Gradient based sample selection for online continual learning

13 Feb 2020

Introduction

Use of replay buffer (and rehearsal) is a common technique for mitigating catastrophic forgetting.
The paper builds on this idea but focuses on the sample selection aspect ie, which data points to store in the replay buffer.
It formulates sample selection as a constraint minimization problem and shows that the proposed formulation is equivalent to maximizing the diversity of the samples with respect to parameter gradient.
Link to the paper

Supervised learning tasks
Online stream of data (i.e., one or few datapoints accessed at a time).
When considering the $t^{th}$ task, the objective is: minimize the loss on the current task without increasing the loss on any of the previous tasks.
The above constraint can be rephrased as $dot(g_t, g_i) \gt 0 \forall i \in [0, t-1]$ where $g_t$ is the gradient for the $t^{th}$ task.
This is equivalent to saying that the current task gradient should not interfere negatively with the previous task gradient.

In practice, the gradient constraint is enforced only over the examples in the minibatch (and not the full dataset).
The paper interprets the constraint satisfaction problem as approximating an optimal feasible region (in the gradient space) where current task performance can be improved without hurting the performance on the previous tasks.
The approximate region (of the shape of a polyhedral convex cone) is determined using only the examples from the replay buffer.
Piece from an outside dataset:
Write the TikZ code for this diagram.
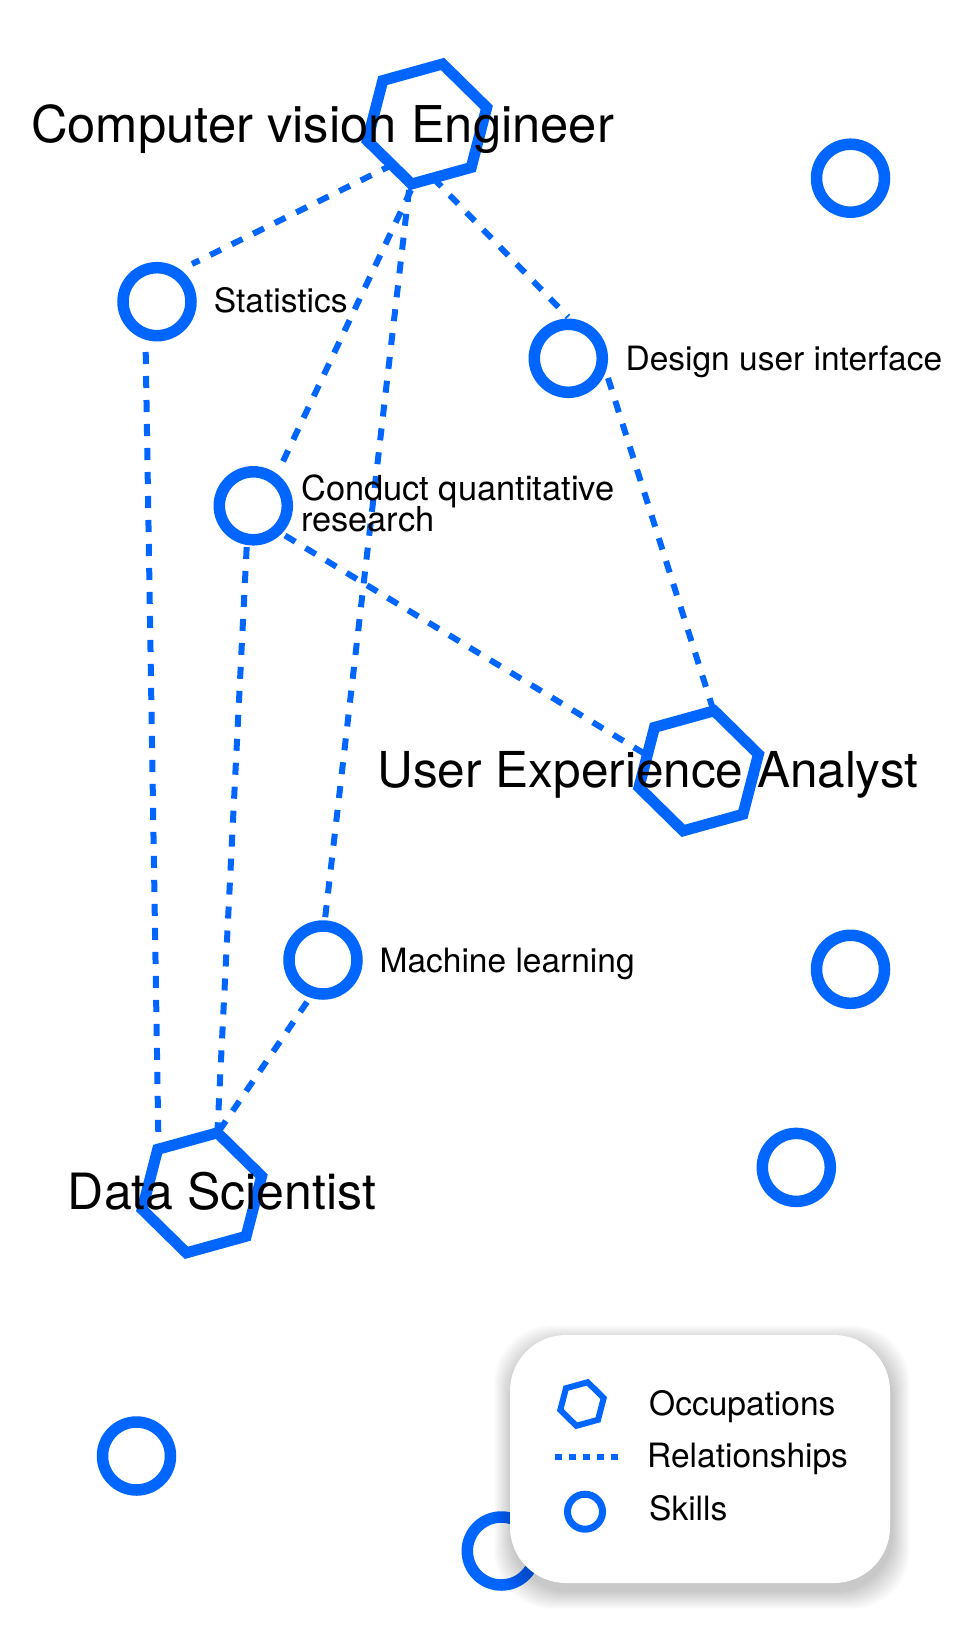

Hence, the optimal region (defined for the entire dataset) would be contained within the approximate region.
The size of the approximate region can be measured in terms of the solid angle defined by the intersection between the approximate region and a unit sphere.
The paper argues that the approximate region can be made smaller by reducing the angle between each pair of gradients.
The set of points, satisfying the constraint, can be computed using the Integer Quadratic Programming (IQP).
Given that the problem setup is online learning, using IDP for every new data point is not feasible.
An in-exact, greedy alternative is suggested where a score is maintained for each example in the buffer.
When a new datapoint comes in, the score is computed and used to decide if the existing datapoint in the buffer should be replaced.
The score is the maximal cosine similarity of the current example with a random sample in the buffer.

Benchmarks
- Disjoint MNIST
- Permuted MNIST
- Disjoint CIFAR10
Shared head setup
Baselines for sample selection
- Randomly select examples to keep in the buffer.
- Perform clustering - either in the feature space or in the gradient space.
- Use IQP to select the examples. This approach is not used for CIFAR10, as it is computationally costly.
- It would be interesting if the paper had considered baselines like selecting samples which had the largest loss.
The proposed greedy approach outperforms the other methods.
In an ablation experiment, the paper shows that the proposed approach works better than reservoir sampling (when the underlying data distribution is imbalanced).
Another experiment compares the proposed approach with Gradient Episodic Memory and iCaRL. For Permuted and Disjoint MNIST, the different methods perform quite similar though the proposed approach performs better on Disjoint CIFAR10.